Damien Hirst is Free

Damien Hirst is Free December 3, 2012

The market for artist Damien Hirst’s work seems to have bottomed out. And those who find his stuffed sharks, bejeweled skulls, and dot paintings overhyped and unjustifiable are delighted. The invisible hand of the art market has finally pulled back the curtain, they will say, revealing Hirst to be the sham they all thought he was in the first place. I admire Hirst’s work and feel that it possesses a depth that is often overlooked by both his supporters and detractors. And although I have long defended his work in the theological circles in which I run, I too was delighted to learn of Hirst’s failure.

Few influential collectors truly collect art. Most speculate. In other words, they buy to sell at a profit. They are constantly on the lookout for young, “emerging” artists in which they can “invest,” which means that they acquire several works for several thousand dollars, which encourages (i.e., pressures) their collector-friends (i.e. rivals or disciples) to follow suit. With their dealers and a train of museum curators, these collectors work to create value and maintain scarcity. Several high-profile museum exhibitions and some scholarly work on the artist’s art historical importance later, the influential collector will begin to sell the work at auction, hopefully at a large profit, or gift art work to museums, which offer intangible profits that only cultural benefactors can earn.

The artist’s value is determined not by how much a collector paid for the work at a gallery that represents the artist, but how much the collector is able to sell it for, usually at auction. This is the secondary market. Everyone involved—artist, dealer, collector—knows this and they work hard to manage the auctions, which are gracefully choreographed theatrical performances that hide the bloody and brutal fight club of the secondary market.

What does this excursus on the auctions have to do with Hirst and his market failure?

The art market is not an accurate indicator of an artist’s value. It was an inaccurate gauge to justify Hirst’s value when he was hot. And it is just as inaccurate now that he is not.

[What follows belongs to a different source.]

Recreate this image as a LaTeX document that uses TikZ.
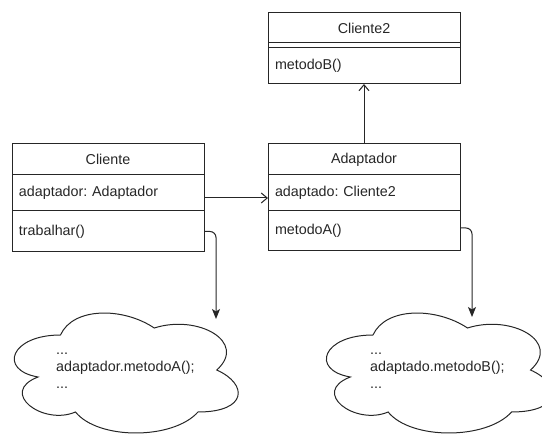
\documentclass[tikz,border=0pt]{standalone}
\usepackage{fontspec}
\setmainfont{Liberation Sans}
\usetikzlibrary{arrows.meta}
\frenchspacing
\begin{document}
\begin{tikzpicture}[x=1pt,y=-1pt,
  every node/.style={font=\fontsize{14.3}{17.2}\selectfont, text=black!85},
  box/.style={draw=black!85, line width=1pt, minimum width=192pt, inner sep=0pt, outer sep=0pt, anchor=north west},
  head/.style={box, align=center},
  row/.style={box, text width=178pt, inner xsep=7pt, align=left},
  assoc/.style={draw=black!85, line width=1pt, -{Straight Barb[length=6pt,width=10pt,line width=1pt]}},
  call/.style={draw=black!85, line width=1pt, rounded corners=6pt, -{Stealth[length=10pt,width=8pt,inset=2.5pt]}},
  cloudline/.style={draw=black!85, line width=1pt},
  note/.style={anchor=west, align=left, inner sep=0pt}
]
\useasboundingbox (0,0) rectangle (542,435);

% class Cliente
\node[head, minimum height=31pt] (cl-h) at (12,144) {Cliente};
\node[row, minimum height=36pt] (cl-a) at (12,175) {adaptador: Adaptador};
\node[row, minimum height=41pt] (cl-m) at (12,211) {trabalhar()};

% class Cliente2 (no attributes)
\node[head, minimum height=30pt] (c2-h) at (268,13) {Cliente2};
\node[box, minimum height=5pt] (c2-a) at (268,43) {};
\node[row, minimum height=36pt] (c2-m) at (268,48) {metodoB()};

% class Adaptador
\node[head, minimum height=31pt] (ad-h) at (268,144) {Adaptador};
\node[row, minimum height=36pt] (ad-a) at (268,175) {adaptado: Cliente2};
\node[row, minimum height=40pt] (ad-m) at (268,211) {metodoA()};

% associations
\draw[assoc] ([yshift=-5pt]cl-a.east) -- ([yshift=-5pt]ad-a.west);
\draw[assoc] (ad-h.north) -- (c2-m.south);

% method bodies as clouds
\begin{scope}[shift={(-2,300)}, x=250pt, y=-140pt]
  \draw[cloudline] (0.25,0.25) .. controls (0.05,0.25) and (0,0.5) .. (0.16,0.55)
    .. controls (0,0.66) and (0.18,0.9) .. (0.31,0.8)
    .. controls (0.4,1) and (0.7,1) .. (0.8,0.8)
    .. controls (1,0.8) and (1,0.6) .. (0.875,0.5)
    .. controls (1,0.3) and (0.8,0.1) .. (0.625,0.2)
    .. controls (0.5,0.05) and (0.3,0.05) .. (0.25,0.25) -- cycle;
\end{scope}
\begin{scope}[shift={(310,300)}, x=252pt, y=-140pt]
  \draw[cloudline] (0.25,0.25) .. controls (0.05,0.25) and (0,0.5) .. (0.16,0.55)
    .. controls (0,0.66) and (0.18,0.9) .. (0.31,0.8)
    .. controls (0.4,1) and (0.7,1) .. (0.8,0.8)
    .. controls (1,0.8) and (1,0.6) .. (0.875,0.5)
    .. controls (1,0.3) and (0.8,0.1) .. (0.625,0.2)
    .. controls (0.5,0.05) and (0.3,0.05) .. (0.25,0.25) -- cycle;
\end{scope}
\node[note] (body1) at (56,371) {...\\adaptador.metodoA();\\...};
\node[note] (body2) at (370,371) {...\\adaptado.metodoB();\\...};

% method calls
\coordinate (k1) at (216,319);
\coordinate (k2) at (472,317);
\draw[call] (cl-m.east) -| (k1);
\draw[call] ([yshift=3pt]ad-m.east) -| (k2);
\end{tikzpicture}
\end{document}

Andy Warhol famously said that in the future everyone will be famous for fifteen minutes. Hirst seems to know that his are approaching their end. And this is not such a bad thing as he enters into his most creatively productive years, the years of an artist’s life with which collectors and dealers historically have had such notorious difficulty. I admire Hirst’s commitment to his studio practice and I find much of his work aesthetically and theologically profound, but it was too easily lost amidst the accoutrements of his notorious celebrity.

His art market failure has freed Hirst from a twenty-five year sentence as an artworld “provocateur” and all of the pressure to maintain his work’s value through it. If he chooses to accept his parole and embrace his freedom, Hirst might get down to the business of producing work that explores emotional and existential territory at which his work to this point has only offered passing glances.

Hirst’s art world failure just might be the best thing that ever happened to him as a human being. And that can only benefit his art.